MOSCOW (AP) - A Russian private television station whose critical reporting had irritated the Kremlin was taken off the air Sunday and replaced by a state-run sports channel.

The government explained the change by saying a financial crisis made it impossible for TVS to broadcast its programs. Yet the shutdown of TVS - one of Russia's two main private stations - gives the Kremlin a firmer grip on what goes out over the nation's airwaves.

The Russian press ministry pulled the plug on TVS early Sunday morning while it was broadcasting commercials, the Interfax news agency said.

A press release from the ministry, quoted by Interfax, said the decision was ``not an easy one.'' But the station's financial crisis and problems with staff and management made further broadcasting impossible, the ministry said.

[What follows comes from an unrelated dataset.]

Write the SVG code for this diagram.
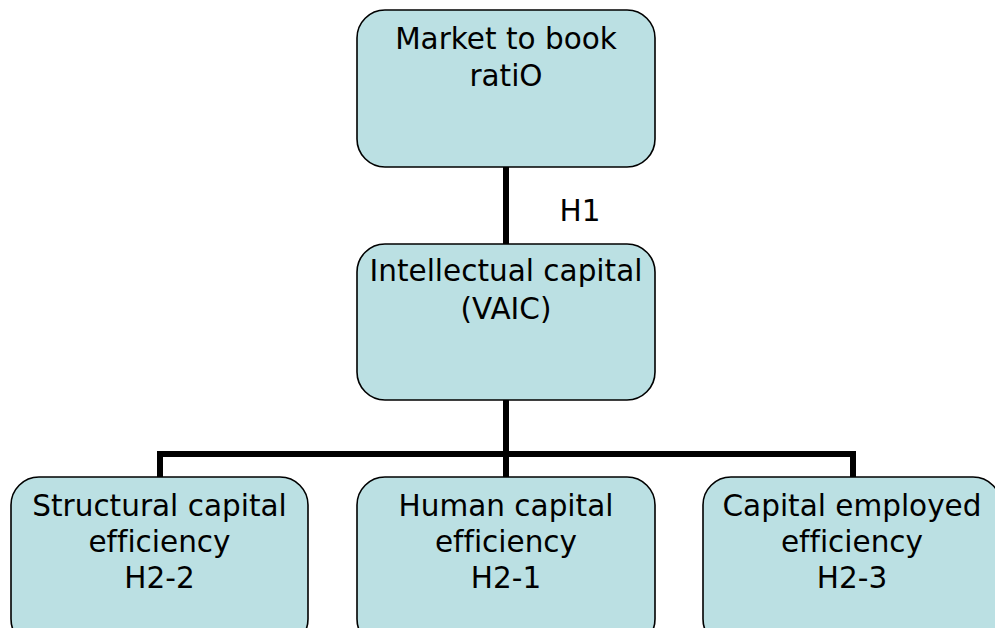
<svg xmlns="http://www.w3.org/2000/svg" width="995" height="628" viewBox="0 0 995 628">
<style>
.box{fill:#bbe0e3;stroke:#000;stroke-width:1.6}
.t{font-family:"DejaVu Sans",Verdana,sans-serif;font-size:29.5px;fill:#000;text-anchor:middle;font-variant-ligatures:none}
.c{stroke:#000;stroke-width:6;fill:none}
</style>
<rect width="995" height="628" fill="#fff"/>
<g id="connectors">
<line class="c" x1="506" y1="167" x2="506" y2="244"/>
<line class="c" x1="506" y1="400" x2="506" y2="477"/>
<polyline class="c" points="160,477 160,454 853,454 853,477"/>
</g>
<g id="market">
<rect class="box" x="357" y="10" width="298" height="157" rx="28"/>
<text class="t" x="506" y="49">Market to book</text>
<text class="t" x="506" y="86">ratiO</text>
</g>
<text id="h1" class="t" x="580" y="221">H1</text>
<g id="ic">
<rect class="box" x="357" y="244" width="298" height="156" rx="28"/>
<text class="t" x="506" y="281">Intellectual capital</text>
<text class="t" x="506" y="319">(VAIC)</text>
</g>
<g id="structural">
<rect class="box" x="11" y="477" width="297" height="170" rx="28"/>
<text class="t" x="159.5" y="516">Structural capital</text>
<text class="t" x="159.5" y="552">efficiency</text>
<text class="t" x="159.5" y="588">H2-2</text>
</g>
<g id="human">
<rect class="box" x="357" y="477" width="298" height="170" rx="28"/>
<text class="t" x="506" y="516">Human capital</text>
<text class="t" x="506" y="552">efficiency</text>
<text class="t" x="506" y="588">H2-1</text>
</g>
<g id="capital">
<rect class="box" x="703" y="477" width="298" height="170" rx="28"/>
<text class="t" x="852" y="516">Capital employed</text>
<text class="t" x="852" y="552">efficiency</text>
<text class="t" x="852" y="588">H2-3</text>
</g>
</svg>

Workers at TVS were stunned.

``I learned that were were switched off while I was driving to work,'' news editor Elena Korobova told NTV television news. ``I was shocked.''

Another news editor, Lena Vasilkova, said, ``I have a feeling that a murder has been committed. It was like a criminal chronicle, the same feelings ... pity, desperation, hopelessness.''

The editor in chief of the Ekho Moskvy radio station, Alexei Venediktov, said the closing of TVS gives the government a virtual monopoly on broadcasting. ``It's like when all candidates are excluded from the election campaign, except for only one,'' he told Interfax.

TVS was created from the ashes of two other television stations that came into conflict with powerful companies connected to the Kremlin.

Many journalists who work for TVS' news service previously worked for NTV, Russia's biggest private station. NTV was taken over by the government-connected natural gas monopoly in 2001 in what critics said was an attempt to curb the station's critical coverage.

Many prominent NTV employees moved over to TV6 in protest of the takeover, but that station was shut down in a dispute with a shareholder, a government-connected pension fund. TV6 journalists then formed another TVS with financial backing from a group of business executives loyal to the Kremlin.

TVS has been plagued by financial difficulties, partly as a result of infighting among its shareholders, according to Russian media reports.

This month, Moscow's main cable company stopped transmitting TVS, claiming the station owed it $8 million - a figure TVS disputes. Most of the capital's residents could receive the station only via cable.